So nimmt ein chic gekleideter Däne von einer dunkelblauen Elling Motoryacht, die blitzblank poliert ist, freundlicherweise unsere Leinen an, als wir an den Gästesteg eindrehen. Der Hafenmeister fordert uns auf eng aufzurücken, da es später noch voll wird. Und es stimmt. Am Abend sind vornehmlich Motoryachten aus Kopenhagen eingetroffen. Gleich hinter uns ein Ehepaar mit Hund auf ihrer Motoryacht parken ein, so dass nur noch ein Meter Platz bleibt. Doch Angesichts der Wetterprognose haben wir für das lange  Christi Himmelfahrt Wochenende ohnehin keine Weiterfahrt geplant.
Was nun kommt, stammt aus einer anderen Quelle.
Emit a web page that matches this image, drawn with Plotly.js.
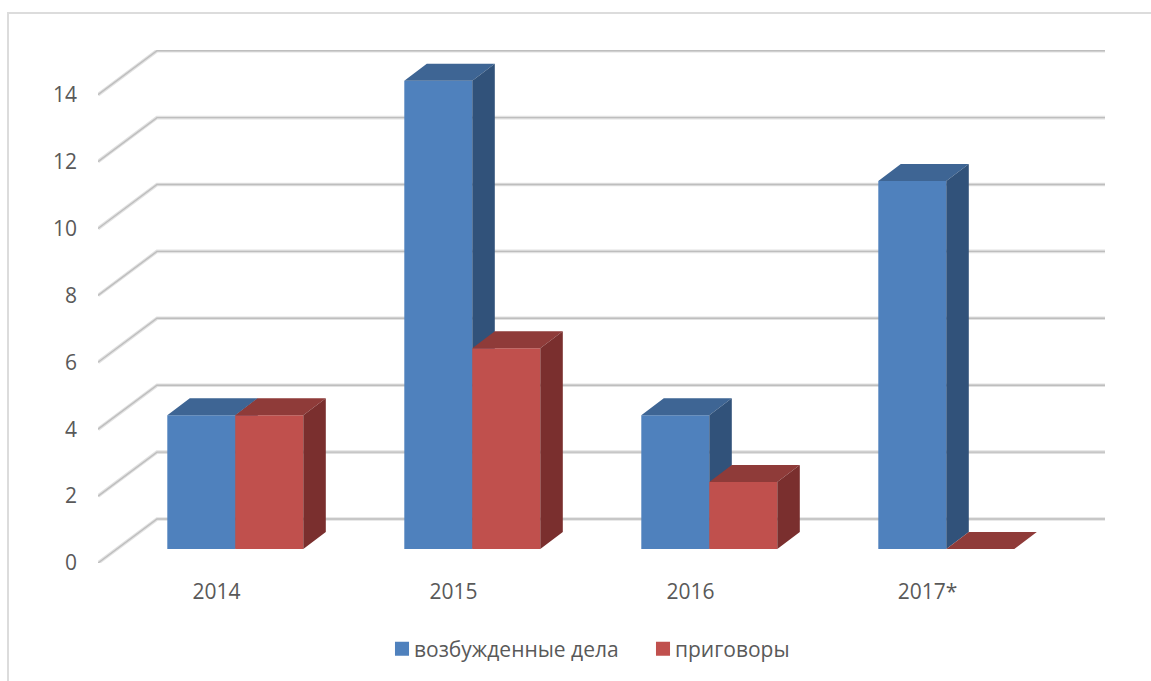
<!DOCTYPE html>
<html>
<head>
<meta charset="utf-8">
<script src="https://cdn.plot.ly/plotly-3.0.1.min.js"></script>
<style>html,body{margin:0;padding:0;background:#fff;overflow:hidden}</style>
</head>
<body>
<div id="chart" style="width:1151px;height:681px"></div>
<script>
// Chart content
const categories = ['2014', '2015', '2016', '2017*'];
const cases = [4, 14, 4, 11];
const verdicts = [4, 6, 2, 0];
const casesName = 'возбужденные дела';
const verdictsName = 'приговоры';
const axisTicks = [0, 2, 4, 6, 8, 10, 12, 14];

// Figure geometry, in pixels
const W = 1151, H = 681;
const plotLeft = 98, plotRight = 1107, plotTop = 50, plotBottom = 563;
const pxPerCategory = 237, pxPerUnit = 33.45;
const floorDepth = { x: 59, y: 44 };   // front edge of the floor to the back wall
const barDepth = { x: 22.5, y: 17 };   // front face of a bar to its back face
const barWidth = 68;                   // one bar's front face
const barOrigin = { x: 235.3, y: 549 };  // where the 2014 pair meets the floor

const wallDx = floorDepth.x / pxPerCategory, wallDy = floorDepth.y / pxPerUnit;
const dx = barDepth.x / pxPerCategory, dy = barDepth.y / pxPerUnit;
const bw = barWidth / pxPerCategory;
const positions = categories.map((_, i) => i);

// Axis ranges that put a given data origin at a given pixel
function xRange(originPx) {
  return [(plotLeft - originPx) / pxPerCategory, (plotRight - originPx) / pxPerCategory];
}
function yRange(originPx) {
  return [(originPx - plotBottom) / pxPerUnit, (originPx - plotTop) / pxPerUnit];
}

// Side-wall diagonal plus back-wall line for every axis tick
function wallLines() {
  const x = [], y = [];
  const x0 = -0.5, x1 = categories.length - 0.5 + wallDx;
  axisTicks.forEach(t => {
    x.push(x0, x0 + wallDx, x1, null);
    y.push(t, t + wallDy, t + wallDy, null);
  });
  return { x, y };
}

// The two visible extra faces of each bar
function topFaces(values, offset) {
  const x = [], y = [];
  values.forEach((v, i) => {
    const l = i + offset, r = l + bw;
    x.push(l, r, r + dx, l + dx, l, null);
    y.push(v, v, v + dy, v + dy, v, null);
  });
  return { x, y };
}
function sideFaces(values, offset) {
  const x = [], y = [];
  values.forEach((v, i) => {
    const r = i + offset + bw;
    x.push(r, r + dx, r + dx, r, r, null);
    y.push(0, dy, v + dy, v, 0, null);
  });
  return { x, y };
}

function face(points, color, axes) {
  return {
    type: 'scatter', mode: 'lines', x: points.x, y: points.y, xaxis: axes[0], yaxis: axes[1],
    fill: 'toself', fillcolor: color, line: { width: 0, color: color },
    showlegend: false, hoverinfo: 'skip'
  };
}
function wallTrace(width, color) {
  const p = wallLines();
  return {
    type: 'scatter', mode: 'lines', x: p.x, y: p.y, xaxis: 'x', yaxis: 'y',
    line: { width: width, color: color, shape: 'linear' }, cliponaxis: false,
    showlegend: false, hoverinfo: 'skip'
  };
}
function barTrace(name, values, offset, color, axes) {
  return {
    type: 'bar', name: name, x: positions, y: values, width: bw, offset: offset,
    xaxis: axes[0], yaxis: axes[1],
    marker: { color: color, line: { width: 0 } }
  };
}

const blueAxes = ['x2', 'y2'], redAxes = ['x3', 'y3'];
const traces = [
  wallTrace(3.6, '#e2e2e2'),
  wallTrace(1.4, '#bebebe'),
  barTrace(casesName, cases, -bw, '#4f81bd', blueAxes),
  face(topFaces(cases, -bw), '#3e6594', blueAxes),
  face(sideFaces(cases, -bw), '#31527a', blueAxes),
  barTrace(verdictsName, verdicts, 0, '#c0504d', redAxes),
  face(topFaces(verdicts, 0), '#8f3b39', redAxes),
  face(sideFaces(verdicts, 0), '#7a2f2e', redAxes)
];

const textFont = { family: '"Open Sans", sans-serif', size: 21, color: '#595959' };
const hiddenX = { overlaying: 'x', visible: false, range: xRange(barOrigin.x), fixedrange: true };
const hiddenY = { overlaying: 'y', visible: false, range: yRange(barOrigin.y), fixedrange: true };

const layout = {
  width: W, height: H,
  margin: { l: 0, r: 0, t: 0, b: 0 },
  paper_bgcolor: '#ffffff', plot_bgcolor: 'rgba(0,0,0,0)',
  showlegend: true,
  legend: {
    orientation: 'h', x: 382 / W, y: 1 - 649 / H, xanchor: 'left', yanchor: 'middle',
    entrywidth: 216, entrywidthmode: 'pixels',
    font: textFont, bgcolor: 'rgba(0,0,0,0)'
  },
  xaxis: {
    domain: [plotLeft / W, plotRight / W],
    range: [-0.5, (plotRight - plotLeft) / pxPerCategory - 0.5],
    tickmode: 'array', tickvals: positions, ticktext: categories,
    showgrid: false, zeroline: false, showline: false, ticks: '',
    ticklabelstandoff: 14, tickfont: textFont, fixedrange: true
  },
  yaxis: {
    domain: [1 - plotBottom / H, 1 - plotTop / H],
    range: yRange(plotBottom),
    tickmode: 'array', tickvals: axisTicks, ticktext: axisTicks.map(String),
    showgrid: false, zeroline: false, showline: false, ticks: '',
    ticklabelstandoff: 20, tickfont: textFont, fixedrange: true
  },
  xaxis2: hiddenX, yaxis2: hiddenY,
  xaxis3: hiddenX, yaxis3: hiddenY,
  shapes: [{
    type: 'path', xref: 'paper', yref: 'paper',
    path: `M ${8 / W} 0 L ${8 / W} ${1 - 13 / H} L 1 ${1 - 13 / H}`,
    line: { color: '#dcdcdc', width: 2 }, layer: 'below'
  }]
};

Plotly.newPlot('chart', traces, layout, { displayModeBar: false, responsive: false }).then(gd => {
  // Tighter legend keys: larger swatches, labels closer to them
  gd.querySelectorAll('.legend .legendpoints path').forEach(p => {
    p.setAttribute('transform', (p.getAttribute('transform') || '') + ' scale(1.17)');
  });
  gd.querySelectorAll('.legend .legendtext').forEach(t => t.setAttribute('x', '32'));
});
</script>
</body>
</html>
Es hat sich ein Wäscheberg angesammelt und so will ich auf dem Weg zum Hafenbüro und Zahlautomat für die Liegegebühr die Sanitäranlagen checken, ob es eine Waschmaschine gibt. Vor dem schwarzen Bretterbau empfängt mich ein schnieker Däne in blauer wattierter Weste und Bermudashort. Mit ausgebreiteten Armen kommt der dunkelblonde Jürgen Drews Verschnitt auf mich zu und ruft: „ Sharmy, Sharmy… dann dänisch (verstehe ich nicht was er sagt). Ich antworte: „ I am not Sharmy“. Er wischt sich seine Poppertolle aus dem braungebrannten Gesicht, für den Mittfünfziger etwas zu gewollt  jugendlich und stutzt. Bevor er sich einkriegt bin ich weg und im WC verschwunden. Für diesen mit nahezu 600 Liegeplätzen grossen Hafen sind die ungepflegten 3 kleinen Kabuffs und zwei Duschen reichlich unterdimensioniert. Waschmaschine finde ich nicht und die Tür wo sie hinter verborgen sein könnte ist abgeschlossen. Nachdem ich das Hafenticket gezogen habe, laufe ich die Promenade der kleinen „Vergnügungsmeile“ an der Innenseite des Hafenbeckens zurück. Da legt plötzlich ein Kajakfahrer an und pellt sich aus dem schlanken Rumpf. Die Wassertropfen perlen an seinem Trockenanzug herunter. Was für ein Mannsbild. Den muss ich ablichten. Er ist das genaue Gegenteil der Bequem Boys, die in den soften Sofakissen der Hafenbars vor Aperol Spritz chillen. Ich rufe dem Wikingertypen zu:“ May I take a photo of you?“ Er stellt sich in Pose.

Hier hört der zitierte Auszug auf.